The launch Toyota's of redesigned [and larger] Tundra pickup truck puts the Japanese  vehicle maker squarely into the last segment of the US market where it hasn't been competing as strongly, a top executive said at the motor Detroit show.

Jim Lentz, executive vice president of Toyota's US division, told The Associated Press in an interview that the company is looking at the Tundra launch almost as starting a new franchise within the Toyota brand.

"While our loyalty rates are fairly good, we were losing customers to other manufacturers because we didn't have the capability that they needed," Lentz told the news agency, adding: "They wanted something to pull their boat, pull their horses, do whatever they needed to do."

At Detroit, Toyota is showing the Tundra CrewMax full-size pickup truck, which will arrive in showrooms in March, following the regular-cab and double-cab on sale in February, AP said.

Its competition in the hard-fought pickup truck segment includes General Motors' new Chevrolet Silverado and GMC Sierra models and the Ford F-series line. According to The Associated Press, both domestic makers have said they will continue to fight to hold their shares of the truck market.

Lentz told the news agency that Toyota - about to celebrate a half-century of sales in the US - has an average of 15% of the market in other segments, but its full-size truck share is about 5.5%.
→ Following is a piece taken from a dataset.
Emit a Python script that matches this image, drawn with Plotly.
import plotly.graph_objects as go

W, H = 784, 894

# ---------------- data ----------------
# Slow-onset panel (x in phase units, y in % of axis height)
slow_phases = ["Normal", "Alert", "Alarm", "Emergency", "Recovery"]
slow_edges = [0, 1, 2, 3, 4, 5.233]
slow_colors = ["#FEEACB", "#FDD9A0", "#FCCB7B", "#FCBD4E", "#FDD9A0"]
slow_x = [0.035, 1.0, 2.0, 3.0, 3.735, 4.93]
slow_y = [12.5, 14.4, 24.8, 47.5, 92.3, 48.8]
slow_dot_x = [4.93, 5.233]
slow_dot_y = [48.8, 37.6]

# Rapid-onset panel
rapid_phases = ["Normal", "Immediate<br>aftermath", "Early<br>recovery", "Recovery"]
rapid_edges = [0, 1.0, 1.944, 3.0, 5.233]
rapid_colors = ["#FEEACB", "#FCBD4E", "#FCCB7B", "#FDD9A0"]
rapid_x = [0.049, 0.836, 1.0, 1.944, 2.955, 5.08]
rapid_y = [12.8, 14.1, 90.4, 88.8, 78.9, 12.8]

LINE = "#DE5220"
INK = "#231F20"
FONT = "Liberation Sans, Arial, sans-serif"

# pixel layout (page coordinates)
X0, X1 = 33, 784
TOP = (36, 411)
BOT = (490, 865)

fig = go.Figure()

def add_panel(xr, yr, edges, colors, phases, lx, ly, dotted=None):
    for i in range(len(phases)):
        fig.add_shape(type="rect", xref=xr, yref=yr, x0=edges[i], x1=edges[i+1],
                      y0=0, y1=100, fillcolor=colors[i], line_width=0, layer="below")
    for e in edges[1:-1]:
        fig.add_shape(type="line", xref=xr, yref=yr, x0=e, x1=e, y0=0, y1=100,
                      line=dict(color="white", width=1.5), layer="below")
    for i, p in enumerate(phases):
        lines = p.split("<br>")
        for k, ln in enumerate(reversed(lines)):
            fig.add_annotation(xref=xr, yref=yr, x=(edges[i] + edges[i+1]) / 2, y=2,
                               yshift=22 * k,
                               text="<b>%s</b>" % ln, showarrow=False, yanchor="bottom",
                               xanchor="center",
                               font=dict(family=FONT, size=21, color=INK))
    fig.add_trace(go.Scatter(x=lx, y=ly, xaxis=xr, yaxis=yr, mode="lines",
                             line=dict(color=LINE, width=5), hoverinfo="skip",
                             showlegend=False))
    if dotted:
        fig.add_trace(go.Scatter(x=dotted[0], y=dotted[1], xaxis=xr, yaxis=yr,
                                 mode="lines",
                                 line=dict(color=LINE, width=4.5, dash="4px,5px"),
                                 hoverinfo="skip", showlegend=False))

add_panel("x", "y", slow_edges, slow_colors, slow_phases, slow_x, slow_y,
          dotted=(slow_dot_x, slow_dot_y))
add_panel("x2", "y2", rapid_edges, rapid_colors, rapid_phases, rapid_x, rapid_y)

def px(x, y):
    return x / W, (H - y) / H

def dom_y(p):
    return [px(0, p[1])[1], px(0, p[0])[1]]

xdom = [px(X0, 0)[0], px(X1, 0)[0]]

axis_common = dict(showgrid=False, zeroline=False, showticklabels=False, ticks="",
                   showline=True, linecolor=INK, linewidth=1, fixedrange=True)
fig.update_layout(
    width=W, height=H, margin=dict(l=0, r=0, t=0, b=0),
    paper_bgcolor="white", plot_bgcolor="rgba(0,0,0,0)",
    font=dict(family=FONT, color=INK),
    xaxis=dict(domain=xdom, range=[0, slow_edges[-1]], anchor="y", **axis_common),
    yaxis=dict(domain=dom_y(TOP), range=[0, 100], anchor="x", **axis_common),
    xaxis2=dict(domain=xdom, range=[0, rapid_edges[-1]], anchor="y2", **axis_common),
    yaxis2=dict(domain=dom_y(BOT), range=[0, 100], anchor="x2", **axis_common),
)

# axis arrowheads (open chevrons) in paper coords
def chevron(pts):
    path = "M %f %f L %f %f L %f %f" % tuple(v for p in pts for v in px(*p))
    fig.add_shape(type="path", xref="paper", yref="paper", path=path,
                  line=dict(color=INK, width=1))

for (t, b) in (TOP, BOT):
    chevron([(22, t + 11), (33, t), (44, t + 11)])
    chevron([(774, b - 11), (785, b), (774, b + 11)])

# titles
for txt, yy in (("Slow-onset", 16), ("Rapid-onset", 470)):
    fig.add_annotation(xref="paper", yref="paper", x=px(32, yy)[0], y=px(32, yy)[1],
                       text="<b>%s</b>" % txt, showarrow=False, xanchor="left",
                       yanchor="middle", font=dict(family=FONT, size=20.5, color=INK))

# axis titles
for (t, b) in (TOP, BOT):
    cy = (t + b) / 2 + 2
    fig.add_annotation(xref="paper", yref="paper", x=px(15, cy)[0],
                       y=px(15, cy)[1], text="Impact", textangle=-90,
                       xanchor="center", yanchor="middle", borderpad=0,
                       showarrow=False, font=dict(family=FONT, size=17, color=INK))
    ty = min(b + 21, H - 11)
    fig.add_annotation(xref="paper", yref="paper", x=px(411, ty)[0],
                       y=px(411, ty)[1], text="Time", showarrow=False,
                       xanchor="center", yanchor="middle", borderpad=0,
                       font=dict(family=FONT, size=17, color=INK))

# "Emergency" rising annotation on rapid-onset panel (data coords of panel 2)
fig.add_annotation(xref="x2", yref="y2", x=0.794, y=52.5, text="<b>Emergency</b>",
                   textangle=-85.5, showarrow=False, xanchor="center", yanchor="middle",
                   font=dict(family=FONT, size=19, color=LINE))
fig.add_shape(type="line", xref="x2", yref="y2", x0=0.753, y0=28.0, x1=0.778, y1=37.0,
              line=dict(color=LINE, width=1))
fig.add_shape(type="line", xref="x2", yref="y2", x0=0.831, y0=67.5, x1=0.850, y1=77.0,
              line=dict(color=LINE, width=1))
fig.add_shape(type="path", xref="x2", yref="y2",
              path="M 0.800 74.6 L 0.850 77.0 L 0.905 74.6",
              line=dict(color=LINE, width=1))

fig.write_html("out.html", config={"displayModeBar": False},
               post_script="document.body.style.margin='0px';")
"This is really the last segment that we really don't compete in," Lentz reportedly said.

He told AP that US light vehicle sales for 2007 likely will be flat or slightly lower after dropping to about 16.5m in 2006 from just under 17m in 2005 but expected some growth in sales to retail customers.

After selling about 2.5m vehicles in the US in 2006, Lentz reportedly expects Toyota to boost 2007 volume by around 140,000 unit to nearly 2.7m, helped by the new Tundra, and the Prius and Camry hybrids.